Problem details -> Leave out every picture. Copy exactly the lines from the one holding "Reproduce this chart with Chart.js." through the one holding "const KEY_LEFT = 76;".

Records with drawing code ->
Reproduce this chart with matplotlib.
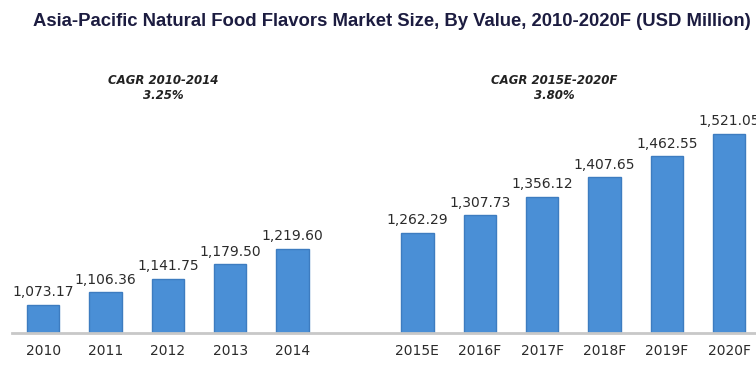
import numpy as np
import matplotlib.pyplot as plt

# Market size in USD million
years = ['2010', '2011', '2012', '2013', '2014',
         '2015E', '2016F', '2017F', '2018F', '2019F', '2020F']
values = [1073.17, 1106.36, 1141.75, 1179.50, 1219.60,
          1262.29, 1307.73, 1356.12, 1407.65, 1462.55, 1521.05]
# one empty slot between historic and forecast groups
slots = [0, 1, 2, 3, 4, 6, 7, 8, 9, 10, 11]
cagr_labels = ['CAGR 2010-2014\n3.25%', 'CAGR 2015E-2020F\n3.80%']

W, H = 756, 367
fig = plt.figure(figsize=(W / 100, H / 100), dpi=100)
fig.patch.set_facecolor('white')

# axes box in pixels: left 12, right 756, bottom at baseline 333, top 60
ax = fig.add_axes([12 / W, (H - 333) / H, (756 - 12) / W, (333 - 60) / H])
ax.set_xlim(-0.5, 11.43)
ybot = 1000
ytop = ybot + (333 - 60) / 0.3825
ax.set_ylim(ybot, ytop)

ax.bar(slots, np.array(values) - ybot, bottom=ybot, width=0.52,
       color='#4a8fd6', edgecolor='#3d7cc0', linewidth=1.0, zorder=2)

for x, v in zip(slots, values):
    ax.annotate(f'{v:,.2f}', (x, v), xytext=(0, 4), textcoords='offset points',
                ha='center', va='bottom', fontsize=10, color='#2b2b2b')

ax.set_xticks(slots)
ax.set_xticklabels(years, fontsize=10, color='#2b2b2b')
ax.tick_params(axis='x', length=0, pad=8)
ax.set_yticks([])
for s in ['top', 'right', 'left']:
    ax.spines[s].set_visible(False)
ax.spines['bottom'].set_color('#c8c8c8')
ax.spines['bottom'].set_linewidth(2)

# CAGR annotations over each group
cagr_y = ybot + (333 - 88) / 0.3825
for xc, txt in zip([1.92, 8.2], cagr_labels):
    ax.text(xc, cagr_y, txt, ha='center', va='center',
            fontsize=8.5, fontweight='bold', fontstyle='italic', color='#222222',
            linespacing=1.25)

fig.text(392 / W, 1 - 21 / H,
         'Asia-Pacific Natural Food Flavors Market Size, By Value, 2010-2020F (USD Million)',
         ha='center', va='center', fontsize=13.3, fontweight='bold',
         color='#1c1c40', family=['Liberation Sans', 'DejaVu Sans'])

fig.savefig('out.png', dpi=100)
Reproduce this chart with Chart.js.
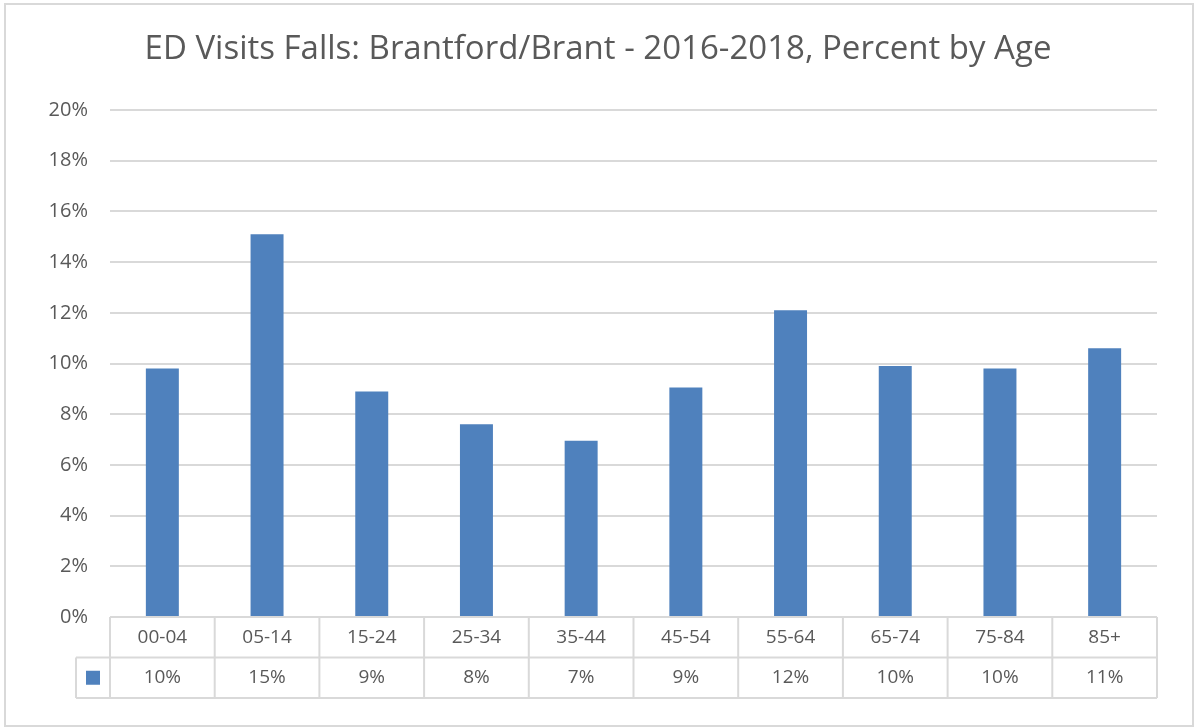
<!DOCTYPE html>
<html>
<head>
<meta charset="utf-8">
<script src="https://cdn.jsdelivr.net/npm/chart.js@4/dist/chart.umd.min.js"></script>
<style>
  html, body { margin: 0; padding: 0; background: #ffffff; }
  #wrap { width: 1196px; height: 727px; }
</style>
</head>
<body>
<div id="wrap"><canvas id="c" width="1196" height="727"></canvas></div>
<script>
const titleText = 'ED Visits Falls: Brantford/Brant - 2016-2018, Percent by Age';
const categories = ['00-04', '05-14', '15-24', '25-34', '35-44', '45-54', '55-64', '65-74', '75-84', '85+'];
const values = [9.8, 15.1, 8.9, 7.6, 6.95, 9.05, 12.1, 9.9, 9.8, 10.6];
const tableLabels = ['10%', '15%', '9%', '8%', '7%', '9%', '12%', '10%', '10%', '11%'];
const yTicks = [0, 2, 4, 6, 8, 10, 12, 14, 16, 18, 20];

const barColor = '#4F81BD';
const gridColor = '#D9D9D9';
const textColor = '#595959';
const FONT = "'Open Sans', 'DejaVu Sans', sans-serif";

const ROW_H = 40.5;
const KEY_LEFT = 76;

const tablePlugin = {
  id: 'dataTable',
  beforeDraw(chart) {
    const ctx = chart.ctx;
    ctx.save();
    ctx.strokeStyle = gridColor;
    ctx.lineWidth = 2;
    ctx.strokeRect(5, 4, 1188, 722);
    ctx.restore();
  },
  afterDraw(chart) {
    const ctx = chart.ctx;
    const ca = chart.chartArea;
    const top = ca.bottom;
    const mid = top + ROW_H;
    const bot = top + 2 * ROW_H;
    ctx.save();
    ctx.strokeStyle = gridColor;
    ctx.lineWidth = 2;
    ctx.beginPath();
    ctx.moveTo(ca.left, top); ctx.lineTo(ca.right, top);
    ctx.moveTo(KEY_LEFT, mid); ctx.lineTo(ca.right, mid);
    ctx.moveTo(KEY_LEFT, bot); ctx.lineTo(ca.right, bot);
    ctx.moveTo(KEY_LEFT, mid); ctx.lineTo(KEY_LEFT, bot);
    const n = categories.length;
    const w = (ca.right - ca.left) / n;
    for (let i = 0; i <= n; i++) {
      const xx = ca.left + i * w;
      ctx.moveTo(xx, top); ctx.lineTo(xx, bot);
    }
    ctx.stroke();
    // legend key
    const kx = (KEY_LEFT + ca.left) / 2;
    const ky = mid + ROW_H / 2;
    ctx.fillStyle = barColor;
    ctx.fillRect(kx - 7, ky - 7, 14, 14);
    ctx.restore();
  }
};

new Chart(document.getElementById('c'), {
  type: 'bar',
  data: {
    labels: categories.map((c, i) => [c, tableLabels[i]]),
    datasets: [{
      data: values,
      backgroundColor: barColor,
      borderWidth: 0,
      barPercentage: 0.315,
      categoryPercentage: 1.0
    }]
  },
  options: {
    responsive: false,
    animation: false,
    devicePixelRatio: 1,
    layout: { padding: { left: 5, right: 5, top: 0, bottom: 29 } },
    plugins: {
      legend: { display: false },
      tooltip: { enabled: false },
      title: {
        display: true,
        text: titleText,
        color: textColor,
        font: { family: FONT, size: 33, weight: 'normal', lineHeight: 1.2 },
        padding: { top: 30, bottom: 40.4 }
      }
    },
    scales: {
      x: {
        grid: { display: false, drawTicks: false },
        border: { display: false },
        ticks: {
          color: textColor,
          font: { family: FONT, size: 19, lineHeight: ROW_H / 19 },
          padding: 0,
          autoSkip: false,
          maxRotation: 0,
          minRotation: 0
        },
        afterFit(scale) { scale.height = 2 * ROW_H; }
      },
      y: {
        min: 0,
        max: 20,
        afterBuildTicks(scale) { scale.ticks = yTicks.map(v => ({ value: v })); },
        grid: { color: gridColor, lineWidth: 2, drawTicks: false },
        border: { display: false },
        ticks: {
          color: textColor,
          font: { family: FONT, size: 20 },
          padding: 22,
          callback: v => v + '%'
        },
        afterFit(scale) { scale.width = 105; }
      },
      yRightSpace: {
        position: 'right',
        display: true,
        min: 0,
        max: 20,
        grid: { display: false, drawTicks: false },
        border: { display: false },
        ticks: { display: false },
        afterFit(scale) { scale.width = 34; }
      }
    }
  },
  plugins: [tablePlugin]
});
</script>
</body>
</html>
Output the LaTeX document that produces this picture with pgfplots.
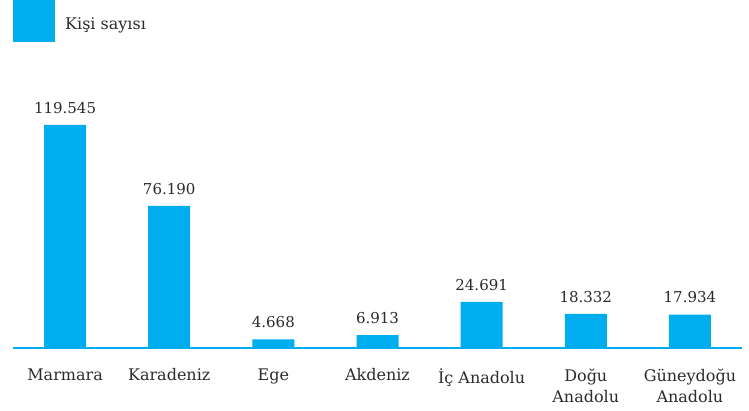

Answer for the task ->
Reproduce this chart with Chart.js.
<!DOCTYPE html>
<html>
<head>
<meta charset="utf-8">
<script src="https://cdn.jsdelivr.net/npm/chart.js@4/dist/chart.umd.min.js"></script>
<style>
  html, body { margin: 0; padding: 0; background: #ffffff; }
  #wrap { width: 1196px; height: 727px; }
</style>
</head>
<body>
<div id="wrap"><canvas id="c" width="1196" height="727"></canvas></div>
<script>
const titleText = 'ED Visits Falls: Brantford/Brant - 2016-2018, Percent by Age';
const categories = ['00-04', '05-14', '15-24', '25-34', '35-44', '45-54', '55-64', '65-74', '75-84', '85+'];
const values = [9.8, 15.1, 8.9, 7.6, 6.95, 9.05, 12.1, 9.9, 9.8, 10.6];
const tableLabels = ['10%', '15%', '9%', '8%', '7%', '9%', '12%', '10%', '10%', '11%'];
const yTicks = [0, 2, 4, 6, 8, 10, 12, 14, 16, 18, 20];

const barColor = '#4F81BD';
const gridColor = '#D9D9D9';
const textColor = '#595959';
const FONT = "'Open Sans', 'DejaVu Sans', sans-serif";

const ROW_H = 40.5;
const KEY_LEFT = 76;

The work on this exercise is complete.